Use the right data container for the right job. Tags are flexible signals for orchestration and targeting; Groups are subscriber-facing preferences; Merge fields (contact fields) store durable attributes like country, plan, or signup date. Keep preferences and legal permissions in Groups/marketing permissions where appropriate, and let tags carry behavioral and campaign logic that may change frequently.
Design for decay. Ephemeral moments—“visited:pricing,” “downloaded:whitepaper-x,” “webinar:registered”—should either auto-expire or be replaced by outcome tags like “webinar:attended.” Create pruning rules up front: what expires after 30 days, what collapses into a longer-lived intent tag, and what should never be deleted (e.g., “consent” and “source” lineage).
Automate flows: personalize at scale, not once
Your tags are triggers—use them. In Mailchimp’s Customer Journeys, kick off flows when a tag is applied (“stage:onboarding”), split branches on other tags (“intent:upgrade-curious”), and end journeys with resolution tags (“onboarding:completed”).
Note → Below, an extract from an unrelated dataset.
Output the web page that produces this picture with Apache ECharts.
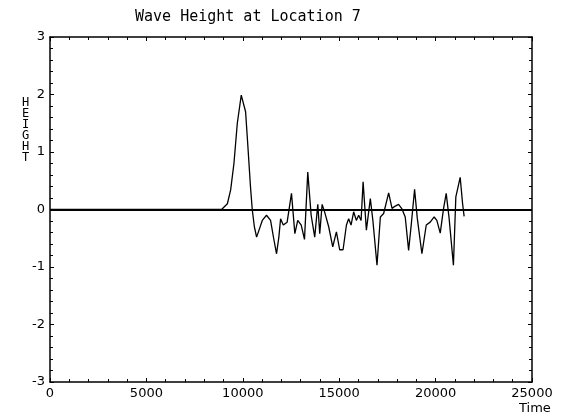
<!DOCTYPE html>
<html>
<head>
<meta charset="utf-8">
<script src="https://cdn.jsdelivr.net/npm/echarts@6/dist/echarts.min.js"></script>
<style>
  html, body { margin: 0; padding: 0; background: #fff; }
  #chart { width: 564px; height: 417px; }
</style>
</head>
<body>
<div id="chart"></div>
<script>
// Wave height record: time stamps and surface elevation at location 7
const times = [
  0, 8900, 9200, 9370, 9540, 9715, 9920, 10145, 10265, 10400, 10490,
  10600, 10715, 10850, 11010, 11230, 11440, 11600, 11750, 11870, 11960,
  12100, 12300, 12525, 12700, 12850, 13030, 13200, 13370, 13545, 13730,
  13890, 13990, 14115, 14250, 14455, 14665, 14855, 15025, 15200, 15375,
  15490, 15615, 15750, 15890, 16010, 16135, 16240, 16410, 16615, 16750,
  16960, 17135, 17305, 17565, 17740, 17910, 18080, 18255, 18425, 18600,
  18735, 18910, 19050, 19290, 19515, 19720, 19925, 20065, 20240, 20410,
  20550, 20700, 20925, 21050, 21275, 21400, 21480
];
const heights = [
  0, 0, 0.10, 0.34, 0.80, 1.50, 1.99, 1.70, 1.09, 0.39, 0,
  -0.30, -0.48, -0.35, -0.19, -0.10, -0.19, -0.50, -0.77, -0.48, -0.16,
  -0.27, -0.22, 0.28, -0.42, -0.19, -0.27, -0.52, 0.65, -0.10, -0.48,
  0.09, -0.42, 0.09, -0.05, -0.30, -0.65, -0.39, -0.70, -0.70, -0.27,
  -0.16, -0.27, -0.04, -0.19, -0.10, -0.19, 0.48, -0.36, 0.19, -0.20,
  -0.97, -0.13, -0.07, 0.29, 0.02, 0.06, 0.09, 0.01, -0.13, -0.71,
  -0.27, 0.35, -0.15, -0.77, -0.27, -0.22, -0.13, -0.19, -0.41, 0.01,
  0.28, -0.15, -0.97, 0.22, 0.56, 0.10, -0.12
];

const titleText = 'Wave Height at Location 7';
const yName = 'HEIGHT';
const xName = 'Time';

const xMin = 0, xMax = 25000, xStep = 5000;
const yMin = -3, yMax = 3, yStep = 1;

const ink = '#000';
const labelFont = 'DejaVu Sans';

const chart = echarts.init(document.getElementById('chart'), null, { renderer: 'canvas' });

function xAxisDef(pos, showLabels) {
  return {
    type: 'value', position: pos, min: xMin, max: xMax, interval: xStep,
    axisLine: { show: true, onZero: false, lineStyle: { color: ink, width: 1.5 } },
    axisTick: { show: true, inside: true, length: 4, lineStyle: { color: ink, width: 1 } },
    minorTick: { show: true, splitNumber: 5, length: 3, lineStyle: { color: ink, width: 1 } },
    axisLabel: { show: showLabels, color: ink, fontFamily: labelFont, fontSize: 13, margin: 5,
      formatter: v => String(v) },
    splitLine: { show: false }
  };
}
function yAxisDef(pos, showLabels) {
  return {
    type: 'value', position: pos, min: yMin, max: yMax, interval: yStep,
    axisLine: { show: true, onZero: false, lineStyle: { color: ink, width: 1.5 } },
    axisTick: { show: true, inside: true, length: 4, lineStyle: { color: ink, width: 1 } },
    minorTick: { show: true, splitNumber: 5, length: 3, lineStyle: { color: ink, width: 1 } },
    axisLabel: { show: showLabels, color: ink, fontFamily: labelFont, fontSize: 13, margin: 5,
      formatter: v => String(v) },
    splitLine: { show: false }
  };
}

chart.setOption({
  animation: false,
  backgroundColor: '#fff',
  title: [
    { text: titleText, left: 130, top: 5,
      textStyle: { fontFamily: 'DejaVu Sans Mono', fontSize: 15, fontWeight: 'normal', color: ink } },
    { text: yName.split('').join('\n'), left: 17, top: 92,
      textStyle: { fontFamily: 'DejaVu Sans Mono', fontSize: 12, lineHeight: 11, fontWeight: 'normal', color: ink } },
    { text: xName, left: 514, top: 397,
      textStyle: { fontFamily: labelFont, fontSize: 13, fontWeight: 'normal', color: ink } }
  ],
  grid: { left: 50, right: 32, top: 37, bottom: 35, containLabel: false },
  xAxis: [xAxisDef('bottom', true), xAxisDef('top', false)],
  yAxis: [yAxisDef('left', true), yAxisDef('right', false)],
  series: [{
    type: 'line',
    xAxisIndex: 0, yAxisIndex: 0,
    data: times.map((t, i) => [t, heights[i]]),
    showSymbol: false,
    lineStyle: { color: ink, width: 1.3 },
    markLine: {
      silent: true, symbol: 'none', label: { show: false },
      lineStyle: { color: ink, width: 2, type: 'solid' },
      data: [{ yAxis: 0 }]
    }
  }]
});
</script>
</body>
</html>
This keeps contacts moving without manual sends and prevents them from looping indefinitely.
Personalize inside the message, not just in the audience. Use Dynamic Content blocks or conditional merge tags to show different sections when a contact carries “product:pro” vs. “product:starter,” or “region:EU” vs. “region:US.” Pair that with behavioral tags like “clicked:feature-x” to deepen relevance—case studies for some, quick-start videos for others.
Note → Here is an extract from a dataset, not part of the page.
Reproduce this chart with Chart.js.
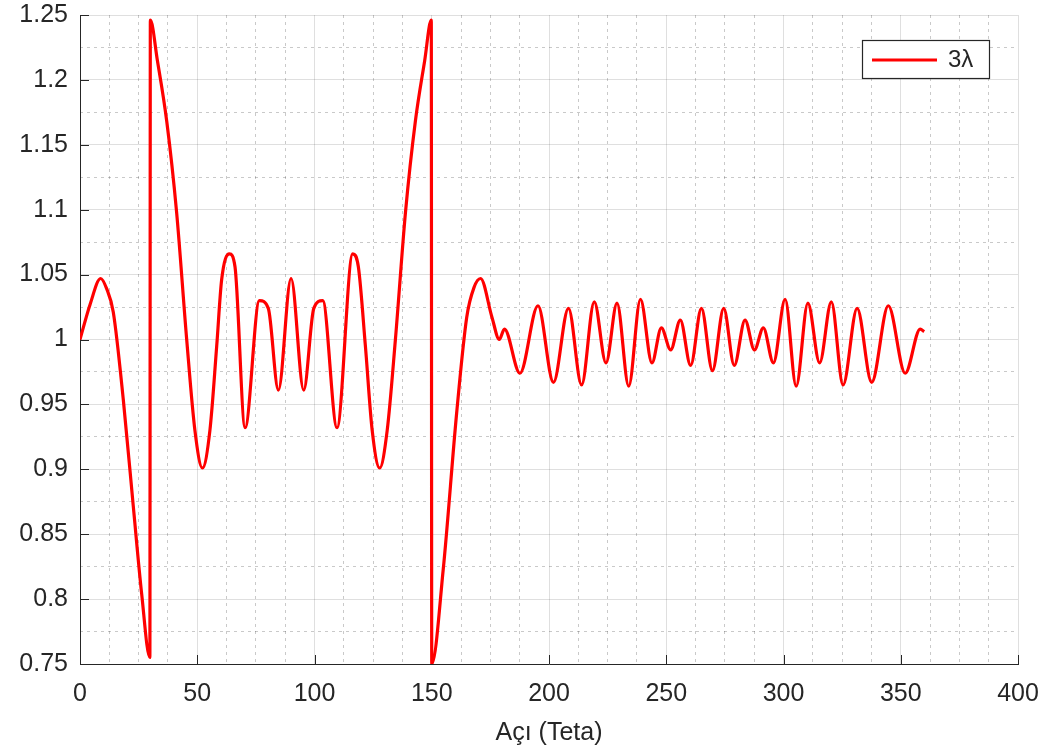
<!DOCTYPE html>
<html>
<head>
<meta charset="utf-8">
<script src="https://cdn.jsdelivr.net/npm/chart.js@4/dist/chart.umd.min.js"></script>
<style>
  html, body { margin: 0; padding: 0; background: #fff; }
  #wrap { width: 1058px; height: 756px; position: relative; }
</style>
</head>
<body>
<div id="wrap"><canvas id="gainChart"></canvas></div>
<script>
// veriler
const angle = [0, 4.3, 8.8, 11.4, 14.2, 18.5, 22.7, 26.3, 29.8, 30.0,
  33.0, 37.0, 41.2, 45.5, 49.0, 52.2, 55.4, 58.3, 60.4, 63.7,
  66.1, 70.4, 76.5, 80.3, 84.6, 90.0, 95.4, 99.7, 103.5, 109.6,
  116.3, 118.7, 121.7, 124.6, 127.8, 131.0, 134.5, 138.8, 143.0, 147.0,
  149.8, 150.0, 154.9, 160.6, 164.9, 168.0, 170.8, 175.7, 178.8, 181.0,
  187.6, 195.3, 201.9, 208.3, 213.9, 219.3, 224.3, 229.0, 234.0, 239.0,
  243.9, 247.9, 251.9, 256.0, 260.4, 265.0, 269.7, 274.5, 279.0, 283.6,
  287.6, 291.4, 295.7, 300.7, 305.4, 310.4, 315.4, 320.4, 325.4, 331.4,
  337.6, 344.7, 351.9, 358.3, 360.0];
const gain = [1.000, 1.027, 1.047, 1.039, 1.021, 0.953, 0.872, 0.804, 0.755, 1.246,
  1.215, 1.168, 1.098, 1.000, 0.930, 0.901, 0.930, 0.995, 1.046, 1.066,
  1.056, 0.932, 1.030, 1.024, 0.961, 1.047, 0.961, 1.024, 1.030, 0.932,
  1.066, 1.056, 0.995, 0.930, 0.901, 0.930, 1.000, 1.098, 1.168, 1.215,
  1.246, 0.750, 0.823, 0.943, 1.017, 1.040, 1.047, 1.017, 1.000, 1.008,
  0.974, 1.026, 0.967, 1.024, 0.965, 1.029, 0.982, 1.028, 0.964, 1.031,
  0.982, 1.009, 0.992, 1.015, 0.980, 1.024, 0.976, 1.024, 0.980, 1.015,
  0.992, 1.009, 0.982, 1.031, 0.964, 1.028, 0.982, 1.029, 0.965, 1.024,
  0.967, 1.026, 0.974, 1.008, 1.006];
const xTickLabels = ['0', '50', '100', '150', '200', '250', '300', '350', '400'];
const yTickLabels = ['0.75', '0.8', '0.85', '0.9', '0.95', '1', '1.05', '1.1', '1.15', '1.2', '1.25'];
const seriesName = '3\u03bb';

const textColor = '#262626';
const majorGrid = 'rgba(38,38,38,0.15)';
const minorGrid = 'rgba(38,38,38,0.25)';
const tickFont = { family: '"Liberation Sans", Arial, sans-serif', size: 25 };

// ana çizgilerin üstüne noktalı çizgi gelmesin
const minorColor = step => ctx => {
  const v = ctx.tick ? ctx.tick.value : 0;
  const r = v / step;
  return Math.abs(r - Math.round(r)) < 1e-6 ? 'rgba(0,0,0,0)' : minorGrid;
};

// MATLAB tarzı içe doğru tik çizgileri
const innerTicks = {
  id: 'innerTicks',
  beforeDatasetsDraw(chart) {
    const { ctx, chartArea, scales } = chart;
    ctx.save();
    ctx.strokeStyle = textColor;
    ctx.lineWidth = 1;
    ctx.beginPath();
    scales.x.ticks.forEach(t => {
      const px = Math.round(scales.x.getPixelForValue(t.value)) + 0.5;
      ctx.moveTo(px, chartArea.bottom);
      ctx.lineTo(px, chartArea.bottom - 9);
    });
    scales.y.ticks.forEach(t => {
      const py = Math.round(scales.y.getPixelForValue(t.value)) + 0.5;
      ctx.moveTo(chartArea.left, py);
      ctx.lineTo(chartArea.left + 9, py);
    });
    ctx.stroke();
    ctx.restore();
  }
};

// çerçeveli lejant
const boxLegend = {
  id: 'boxLegend',
  afterDraw(chart) {
    const { ctx, chartArea } = chart;
    const ds = chart.data.datasets[0];
    const w = 127, h = 38;
    const x = chartArea.right - 156, y = chartArea.top + 25;
    ctx.save();
    ctx.fillStyle = '#fff';
    ctx.fillRect(x, y, w, h);
    ctx.strokeStyle = textColor;
    ctx.lineWidth = 1.2;
    ctx.strokeRect(x + 0.5, y + 0.5, w, h);
    ctx.strokeStyle = ds.borderColor;
    ctx.lineWidth = ds.borderWidth;
    ctx.beginPath();
    ctx.moveTo(x + 10, y + h / 2 + 1);
    ctx.lineTo(x + 75, y + h / 2 + 1);
    ctx.stroke();
    ctx.fillStyle = textColor;
    ctx.font = '24px "Liberation Sans", Arial, sans-serif';
    ctx.textBaseline = 'middle';
    ctx.fillText(ds.label, x + 86, y + h / 2 + 1);
    ctx.restore();
  }
};

const points = angle.map((a, i) => ({ x: a, y: gain[i] }));

new Chart(document.getElementById('gainChart'), {
  type: 'line',
  data: {
    datasets: [{
      label: seriesName,
      data: points,
      borderColor: '#ff0000',
      borderWidth: 3.2,
      pointRadius: 0,
      fill: false,
      cubicInterpolationMode: 'monotone'
    }]
  },
  options: {
    responsive: true,
    maintainAspectRatio: false,
    animation: false,
    layout: { padding: { top: 15, right: 40, left: 0, bottom: 0 } },
    plugins: { legend: { display: false }, tooltip: { enabled: false } },
    scales: {
      xMinor: {
        type: 'linear', position: 'bottom', min: 0, max: 400,
        ticks: { display: false, stepSize: 12.5 },
        grid: { color: minorColor(50), drawTicks: false, lineWidth: 1 },
        border: { display: false, dash: [3, 4] }
      },
      yMinor: {
        type: 'linear', position: 'left', min: 0.75, max: 1.25,
        ticks: { display: false, stepSize: 0.025 },
        grid: { color: minorColor(0.05), drawTicks: false, lineWidth: 1 },
        border: { display: false, dash: [3, 4] }
      },
      x: {
        type: 'linear', position: 'bottom', min: 0, max: 400,
        ticks: {
          stepSize: 50, color: textColor, font: tickFont, padding: 15, maxRotation: 0,
          callback: v => xTickLabels[Math.round(v / 50)]
        },
        grid: { color: majorGrid, drawTicks: false, lineWidth: 1 },
        border: { color: textColor, width: 1 },
        title: { display: true, text: 'Açı (Teta)', color: textColor, font: tickFont, padding: { top: 0, bottom: 8 } },
        afterFit: s => { s.height = 92; }
      },
      y: {
        type: 'linear', position: 'left', min: 0.75, max: 1.25,
        ticks: {
          stepSize: 0.05, color: textColor, font: tickFont, padding: 12,
          callback: v => yTickLabels[Math.round((v - 0.75) / 0.05)]
        },
        grid: { color: majorGrid, drawTicks: false, lineWidth: 1 },
        border: { color: textColor, width: 1 },
        afterFit: s => { s.width = 80; s.paddingTop = 0; s.paddingBottom = 0; }
      }
    }
  },
  plugins: [innerTicks, boxLegend]
});
</script>
</body>
</html>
Wire your stack so tags appear at the exact moment of truth. Through native integrations, API calls, or tools like Zapier, apply tags on checkout success, trial start, plan downgrade, or event attendance. Add safety rails: frequency caps via “suppress:quiet-period,” global exclusions like “do-not-email,” and conflict checks that remove a contact from one journey when they enter a higher-priority one.
Measure, prune, and stay compliant as you grow
Tags are only as valuable as the insight they produce. Build segments by tag families and compare performance across journeys—opens, clicks, revenue per recipient, unsubscribe rate. Use UTMs that encode tag context (e.g., utm_campaign=onboarding_stage-active) to attribute downstream conversions and LTV by signal, not guesswork.
Schedule a monthly hygiene pass. Merge duplicate tags, retire campaign-specific tags that have served their purpose, and roll granular events into persistent intents. Maintain a living “tag registry” (a simple doc) that defines each prefix, owner, creation source, and expiry rule so new teammates don’t reinvent the taxonomy.
Compliance is non-negotiable. Tags are internal labels; they do not replace consent. Capture and honor permissions via Mailchimp’s marketing permissions or Groups, never re-subscribe via tagging, and maintain suppression tags like “do-not-email” with absolute priority. Respect regional rules (GDPR, CAN-SPAM, CCPA), log consent state changes, and set data retention timelines so personalization never outruns privacy.
Precision tags turn Mailchimp from a send button into a system. Architect an intentional taxonomy, let automations do the heavy lifting, and keep the garden trimmed and compliant. Do this, and you won’t just personalize—you’ll orchestrate growth with clarity and control.